The news means that days after the country warned it could pull out of the Rio Games on account of the Zika outbreak, another threat to its participation in this year's Games has emerged.
Kenya has been given two months to bring in new legislation and funding to tackle doping or it will be declared non-compliant with Wada, reports the BBC.
The sanction could lead to the African country suffering the same fate as Russia, whose athletes have been banned from international competition over state-sponsored doping and are likely to miss this summer's Olympics.
Since 2011, more than 40 Kenyans have failed drugs tests and 18 of its athletes are currently serving bans. Three officials have also been suspended over corruption claims.

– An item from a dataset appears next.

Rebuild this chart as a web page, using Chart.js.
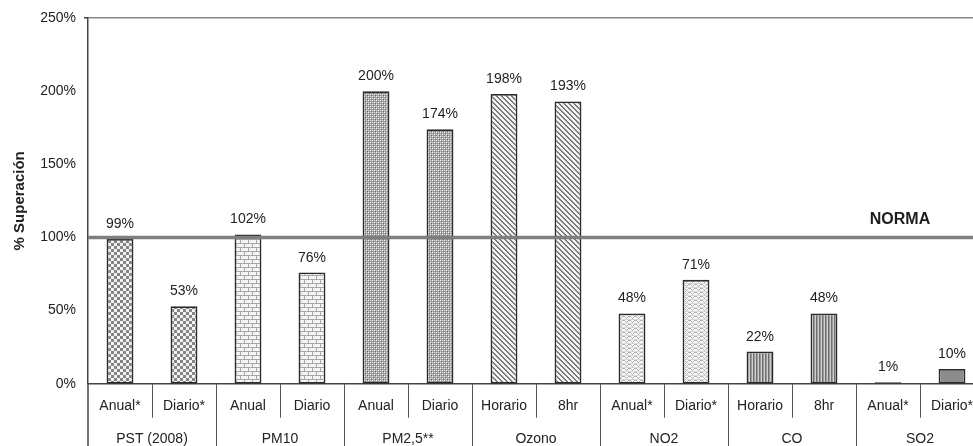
<!DOCTYPE html>
<html>
<head>
<meta charset="utf-8">
<script src="https://cdn.jsdelivr.net/npm/chart.js@4/dist/chart.umd.min.js"></script>
<style>
  html, body { margin: 0; padding: 0; background: #fff; overflow: hidden; }
  #wrap { width: 1000px; height: 446px; }
</style>
</head>
<body>
<div id="wrap"><canvas id="c" width="1000" height="446"></canvas></div>
<script>
// ---- data ----
const subLabels = ['Anual*', 'Diario*', 'Anual', 'Diario', 'Anual', 'Diario', 'Horario', '8hr', 'Anual*', 'Diario*', 'Horario', '8hr', 'Anual*', 'Diario*'];
const groupLabels = ['PST (2008)', 'PM10', 'PM2,5**', 'Ozono', 'NO2', 'CO', 'SO2'];
const superacion = [99, 53, 102, 76, 200, 174, 198, 193, 48, 71, 22, 48, 1, 10];
const yTicks = [0, 50, 100, 150, 200, 250];
const normaValue = 100;
const normaLabel = 'NORMA';
const yTitle = '% Superación';

// ---- patterns ----
function mkPattern(w, h, draw) {
  const c = document.createElement('canvas');
  c.width = w; c.height = h;
  const g = c.getContext('2d');
  draw(g, w, h);
  return document.getElementById('c').getContext('2d').createPattern(c, 'repeat');
}
const patChecker = mkPattern(6, 6, (g) => {
  g.fillStyle = '#f2f2f2'; g.fillRect(0, 0, 6, 6);
  g.fillStyle = '#858585'; g.fillRect(0, 0, 3, 3); g.fillRect(3, 3, 3, 3);
});
const patBrick = mkPattern(8, 8, (g) => {
  g.fillStyle = '#f4f4f4'; g.fillRect(0, 0, 8, 8);
  g.fillStyle = '#a8a8a8';
  g.fillRect(0, 3, 8, 1); g.fillRect(0, 7, 8, 1);
  g.fillRect(0, 0, 1, 3); g.fillRect(4, 4, 1, 3);
});
const patDots = mkPattern(4, 4, (g) => {
  g.fillStyle = '#a0a0a0'; g.fillRect(0, 0, 4, 4);
  g.fillStyle = '#ffffff'; g.fillRect(0, 0, 1, 1); g.fillRect(2, 2, 1, 1);
  g.fillStyle = '#6e6e6e'; g.fillRect(1, 1, 1, 1); g.fillRect(3, 3, 1, 1);
  g.fillStyle = '#d8d8d8'; g.fillRect(2, 0, 1, 1); g.fillRect(0, 2, 1, 1);
});
const patDiag = mkPattern(5, 5, (g) => {
  g.fillStyle = '#f4f4f4'; g.fillRect(0, 0, 5, 5);
  g.fillStyle = '#7a7a7a';
  for (let i = 0; i < 5; i++) { g.fillRect(i, i, 1, 1); g.fillRect((i + 1) % 5, i, 1, 1); }
});
const patZigzag = mkPattern(6, 4, (g) => {
  g.fillStyle = '#fafafa'; g.fillRect(0, 0, 6, 4);
  g.fillStyle = '#b0b0b0';
  g.fillRect(0, 0, 1, 1); g.fillRect(1, 1, 1, 1); g.fillRect(2, 2, 1, 1);
  g.fillRect(3, 1, 1, 1); g.fillRect(4, 0, 1, 1); g.fillRect(5, 0, 1, 1);
  g.fillStyle = '#d8d8d8'; g.fillRect(0, 3, 6, 1);
});
const patVert = mkPattern(3, 1, (g) => {
  g.fillStyle = '#707070'; g.fillRect(0, 0, 1, 1);
  g.fillStyle = '#9a9a9a'; g.fillRect(1, 0, 1, 1);
  g.fillStyle = '#cfcfcf'; g.fillRect(2, 0, 1, 1);
});
const solidGray = '#8c8c8c';
const barFills = [patChecker, patChecker, patBrick, patBrick, patDots, patDots, patDiag, patDiag,
                  patZigzag, patZigzag, patVert, patVert, solidGray, solidGray];

const FONT = '"Liberation Sans", Arial, sans-serif';
const TEXT = '#222222';

// ---- plugins ----
const extras = {
  id: 'extras',
  afterDatasetsDraw(chart) {
    const ctx = chart.ctx;
    const xs = chart.scales.x, ys = chart.scales.y;
    const area = chart.chartArea;
    // value labels
    const meta = chart.getDatasetMeta(0);
    ctx.save();
    ctx.font = '14px ' + FONT;
    ctx.fillStyle = TEXT;
    ctx.textAlign = 'center';
    ctx.textBaseline = 'alphabetic';
    meta.data.forEach((bar, i) => {
      ctx.fillText(superacion[i] + '%', bar.x, bar.y - 11);
    });
    // NORMA line
    const ny = ys.getPixelForValue(normaValue);
    ctx.strokeStyle = '#7f7f7f';
    ctx.lineWidth = 3.5;
    ctx.beginPath();
    ctx.moveTo(area.left, ny);
    ctx.lineTo(area.right, ny);
    ctx.stroke();
    ctx.font = 'bold 16px ' + FONT;
    ctx.fillStyle = '#1e1e1e';
    ctx.fillText(normaLabel, area.right - 84, ny - 13);
    // category dividers
    const bw = xs.getPixelForValue(1) - xs.getPixelForValue(0);
    ctx.strokeStyle = '#555555';
    ctx.lineWidth = 1;
    const y0 = area.bottom;
    const ySub = chart.scales.x.bottom;
    for (let i = 1; i <= subLabels.length; i++) {
      const bx = Math.round(xs.getPixelForValue(i - 1) + bw / 2) + 0.5;
      ctx.beginPath();
      ctx.moveTo(bx, y0);
      ctx.lineTo(bx, i % 2 === 0 ? chart.height : ySub);
      ctx.stroke();
    }
    // left axis continuation
    ctx.strokeStyle = '#444444';
    ctx.lineWidth = 1.5;
    ctx.beginPath();
    ctx.moveTo(area.left, y0);
    ctx.lineTo(area.left, chart.height);
    ctx.stroke();
    ctx.restore();
  }
};

new Chart(document.getElementById('c'), {
  type: 'bar',
  data: {
    labels: subLabels,
    datasets: [{
      data: superacion,
      backgroundColor: barFills,
      borderColor: '#2b2b2b',
      borderWidth: 1.8,
      borderSkipped: false,
      barPercentage: 0.42,
      categoryPercentage: 1.0
    }]
  },
  options: {
    responsive: false,
    animation: false,
    devicePixelRatio: 1,
    layout: { padding: { top: 18, right: 16, left: 0, bottom: 0 } },
    plugins: { legend: { display: false }, tooltip: { enabled: false } },
    scales: {
      x: {
        type: 'category',
        position: 'bottom',
        grid: { display: false, drawTicks: false },
        border: { display: true, color: '#444444', width: 1.5 },
        ticks: { color: TEXT, font: { family: FONT, size: 14 }, padding: 14, maxRotation: 0, autoSkip: false },
        afterFit(s) { s.height = 34; }
      },
      x2: {
        type: 'category',
        position: 'bottom',
        labels: groupLabels,
        offset: true,
        grid: { display: false, drawTicks: false },
        border: { display: false },
        ticks: { color: TEXT, font: { family: FONT, size: 14 }, padding: 13, maxRotation: 0, autoSkip: false },
        afterFit(s) { s.height = 28.3; }
      },
      y: {
        min: 0,
        max: 250,
        afterBuildTicks(s) { s.ticks = yTicks.map(v => ({ value: v })); },
        ticks: {
          color: TEXT,
          font: { family: FONT, size: 14 },
          padding: 8,
          callback: (v) => v + '%'
        },
        grid: {
          drawOnChartArea: true,
          color: (c) => (c.tick && c.tick.value === 250) ? '#888888' : 'rgba(0,0,0,0)',
          lineWidth: (c) => (c.tick && c.tick.value === 250) ? 1.5 : 0,
          tickColor: '#444444',
          tickLength: 4
        },
        border: { display: true, color: '#444444', width: 1.5 },
        title: {
          display: true,
          text: yTitle,
          color: TEXT,
          font: { family: FONT, size: 15, weight: 'bold' },
          padding: { top: 11, bottom: 0 }
        },
        afterFit(s) { s.width = 88; }
      }
    }
  },
  plugins: [extras]
});
</script>
</body>
</html>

"For several months, Wada has been trying to persuade Kenya to set up an effective national agency so more drug tests can be conducted, but progress has been slow," says the BBC.
Legislation has not yet been passed and state funding for testing has also to materialise.
In a statement, Wada said it had made "some progress" with Kenya, whose athletes dominate distance running and topped the 2015 World Championships medals table, but added there was "still a lot of work required".
Kenya "has exhausted Wada's patience" as it waits for £3.5m in funding, says the Daily Telegraph. The country is now "facing the threat of an Olympic ban", it adds.
If Kenya is declared non-compliant, the International Olympic Committee and other event organisers and international federations have the capacity to refuse its athletes to compete.
However, the prospect of an Olympic ban is "slim", claims The Guardian.
"The distinction with Russia is worth stressing," it says. "The Russian Athletics Federation was suspended from international athletics after the country was found guilty of state-sponsored doping. In Kenya's case, Wada’s intervention is about forcing the nation's government to provide the £3.5m needed to fund and staff the fledgling Anti-Doping Agency of Kenya."